Otomotiv endüstrisinde ağustos aylarında planlı bakım-onarım çalışmaları nedeniyle üretime ara verildiğine değinen OİB Yönetim Kurulu Başkanı Baran Çelik “Buna rağmen geçen ay ihracatta ağustos ortalamalarının üzerine çıktık. Eşya taşımaya mahsus motorlu taşıtlar ve otobüs-minibüs-midibüs ürün gruplarında çift haneli artış kaydettik. En önemli pazarlardan Birleşik Krallık’a yüzde 24, Slovenya’ya yüzde 116, Romanya’ya yüzde 108 ihracat artışları oldu. Türkiye otomotiv endüstrimizin ocak-ağustos dönemi ihracatı ise geçen senenin aynı dönemine göre yüzde 3,4 artışla 23 milyar 531 milyon dolara ulaştı” dedi. Ağustosta en büyük ürün grubu olan tedarik endüstrisinin ihracatı yüzde 3 artarak 1 milyar 214 milyon dolar oldu.

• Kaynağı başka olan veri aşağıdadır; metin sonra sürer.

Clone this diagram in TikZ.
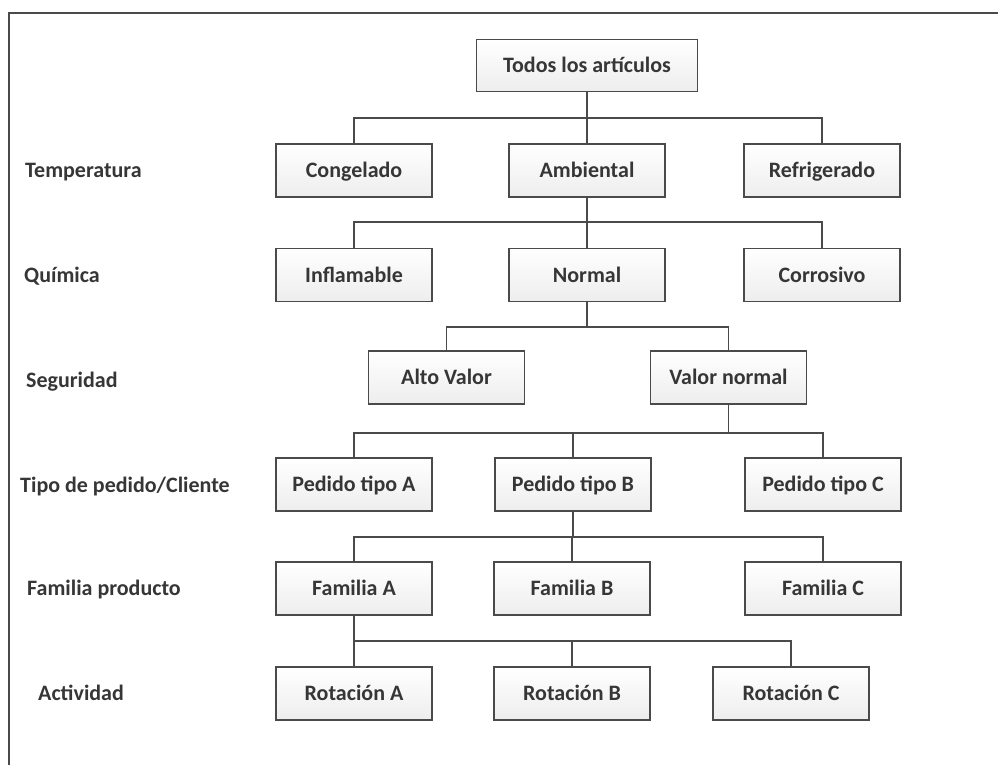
\documentclass[tikz,border=0pt]{standalone}
\usepackage{fontspec}
\setmainfont{Carlito}
\definecolor{ink}{HTML}{363636}
\definecolor{edge}{HTML}{4A4A4A}
\tikzset{
  txt/.style={font=\fontsize{22}{24}\selectfont\bfseries, text=ink, text height=14pt, text depth=0pt},
  box/.style={txt, draw=edge, line width=1.8pt, top color=white, bottom color=gray!14,
    minimum width=156pt, minimum height=53pt, inner sep=0pt},
  lvl/.style={txt, anchor=west, inner sep=0pt},
  conn/.style={draw=edge, line width=1.8pt}
}
\begin{document}
\begin{tikzpicture}[x=1pt,y=-1pt]
\useasboundingbox (0,0) rectangle (998,765);
\fill[white] (0,0) rectangle (998,765);
% frame
\draw[edge, line width=2pt] (9,765) -- (9,13) -- (998,13);

% bus coordinates
\coordinate (b1) at (0,118);
\coordinate (b2) at (0,222);
\coordinate (b3) at (0,327);
\coordinate (b4) at (0,433);
\coordinate (b5) at (0,537);
\coordinate (b6) at (0,641);

% nodes
\node[box, minimum width=221pt, minimum height=52pt] (top) at (587,65.5) {Todos los artículos};
\node[box] (cong) at (354,170.5) {Congelado};
\node[box] (amb) at (587,170.5) {Ambiental};
\node[box] (refr) at (822,170.5) {Refrigerado};
\node[box] (infl) at (354,275) {Inflamable};
\node[box] (norm) at (587,275) {Normal};
\node[box] (corr) at (822,275) {Corrosivo};
\node[box] (alto) at (446.5,377.5) {Alto Valor};
\node[box] (vnor) at (728.5,377.5) {Valor normal};
\node[box] (pa) at (354,484.5) {Pedido tipo A};
\node[box] (pb) at (573,484.5) {Pedido tipo B};
\node[box] (pc) at (823,484.5) {Pedido tipo C};
\node[box] (fa) at (354,588.5) {Familia A};
\node[box] (fb) at (572,588.5) {Familia B};
\node[box] (fc) at (823,588.5) {Familia C};
\node[box] (ra) at (354,693.5) {Rotación A};
\node[box] (rb) at (572,693.5) {Rotación B};
\node[box] (rc) at (791,693.5) {Rotación C};

% level labels
\node[lvl] (l1) at (25,170) {Temperatura};
\node[lvl] (l2) at (24,275) {Química};
\node[lvl] (l3) at (26,380) {Seguridad};
\node[lvl] (l4) at (20,485) {Tipo de pedido/Cliente};
\node[lvl] (l5) at (27,588) {Familia producto};
\node[lvl] (l6) at (38,693) {Actividad};

% connectors
\draw[conn] (top.south) -- (amb.north);
\draw[conn] (cong.north) -- (cong.north |- b1) -- (refr.north |- b1) -- (refr.north);

\draw[conn] (amb.south) -- (norm.north);
\draw[conn] (infl.north) -- (infl.north |- b2) -- (corr.north |- b2) -- (corr.north);

\draw[conn] (norm.south) -- (norm.south |- b3);
\draw[conn] (alto.north) -- (alto.north |- b3) -- (vnor.north |- b3) -- (vnor.north);

\draw[conn] (vnor.south) -- (vnor.south |- b4);
\draw[conn] (pa.north) -- (pa.north |- b4) -- (pc.north |- b4) -- (pc.north);
\draw[conn] (pb.north) -- (pb.north |- b4);

\draw[conn] (pb.south) -- (pb.south |- b5);
\draw[conn] (fa.north) -- (fa.north |- b5) -- (fc.north |- b5) -- (fc.north);
\draw[conn] (fb.north) -- (fb.north |- b5);

\draw[conn] (fa.south) -- (fa.south |- b6);
\draw[conn] (ra.north) -- (ra.north |- b6) -- (rc.north |- b6) -- (rc.north);
\draw[conn] (rb.north) -- (rb.north |- b6);
\end{tikzpicture}
\end{document}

Sanayicinin maksimum verimlilik hesapları yaptığını ifade eden Çelik, “Şu anda birkaç OEM dışında herkes zarar ediyor. Sürecin nerede duracağını anlamak zor. Otomotivci maliyet ve rekabet kıskacında. Üretici kurdan dolayı ürün fiyatlarını güncellemiyor. Ülkenin içinde bulunduğu enflasyonist ortamdan da zarar görüyor. Enflasyon biraz hız kesmiş olsa da şimdiye kadar görülen zarar inanılmaz. İç pazarda güç kaybetmek ihracatı da olumsuz etkiliyor. KOBİ’ler finansa ulaşamıyor. Paranın maliyeti çok yüksek” diye konuştu.
Türkiye, otomotiv için önemli bir pazar
Türkiye’de yeni bir yatırıma, bir kapasite oluşturulmasına her zaman olumlu baktıklarını belirten Baran Çelik, Çinli BYD’nin yatırımını şöyle değerlendirdi: “Burada yerlilik oranları önemli. Yerlilik oranı belirli bir rakamın altında olursa sanırım teşvik işlemez. Ama belli bir plan dahilinde yerlilik oranını artırma olabilir. Bunu bilemiyoruz. Nihayetinde yüzde 51’in üzerinde yerliliğe ulaşmalarını öngörüyoruz. Şu anda elektronik parçalarda önemli üretimler yapan yabancı büyük tedarik sanayilerle görüşmelerin sürdüğünü görüyoruz. Ancak metal kolunda henüz bir görüşme sağlanmadı. Zaman içinde rekabetçilik oluştukça metal kolunun da işin içine dahil edileceğini düşünüyoruz. Ayrıca bir Çinli firma ile daha yatırım görüşmelerinin sürdüğü duyumunu alıyoruz. Türkiye, otomotiv endüstrisi için önemli bir pazar.”